CEO Micky Arison has decided to split the CEO and chairman offices of the largest cruise line in the world to improve governance practices after a few years of problems and tragedy.
ABC News reports that the decision to separate the offices was Arison's, and Arison will remain as chairman of the board. Arison had been CEO since 1979, and is being replaced by 12-year director Arnold W. Donald.
"I have been discussing this with the board for some time now and feel the timing is right to align our company with corporate governance best practices," Arison said in a statement.
He also promised shareholders that he was not going anywhere. " I will remain chairman and my plan is to continue in that role for the foreseeable future," Arison said.
News of the move and that Arison was staying on caused a 5 percent spike in stock prices for Carnival.
Carnival Cruise Lines is the largest cruise company in the world, and is based in Miami, Fla. The cruise line went through major expansion and success under Arison, reports Reuters. The company purchased several other smaller cruise lines, including Holland America, Cunard, and P&O Princess Cruises and became a leader in the industry.

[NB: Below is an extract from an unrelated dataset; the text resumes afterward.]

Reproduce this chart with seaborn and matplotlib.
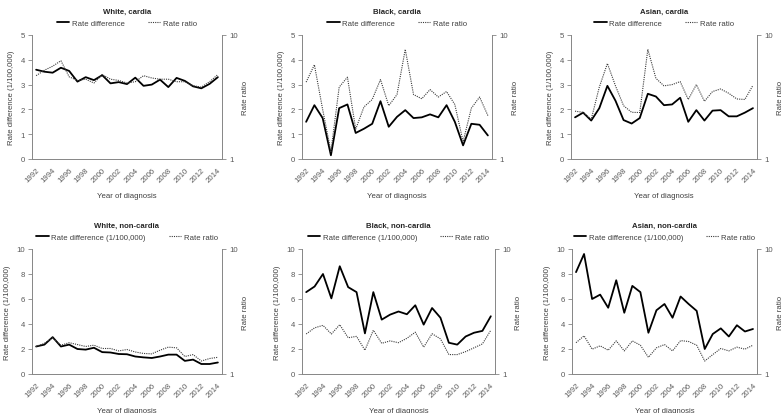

Carnival ships have had problems in the past few years, and they have had to offer incredible discounts to attract customers.
Several ships have had power loss, and in February, the Carnival Triumph had a fire in its engine room, which caused a power outage and a sewage backup, and stranded 4,000 passengers. However, the most devastating loss came in 2011, when their ship, Costa Concordia, ran aground and killed 30 people.
The disasters prompted Carnival to spend between $600 million and $700 million in improvements to prevent such events from happening again. Those improvements include emergency generators for power outages, two engine rooms in case one fails, and the most technologically advanced fire detection, suppression and prevention systems.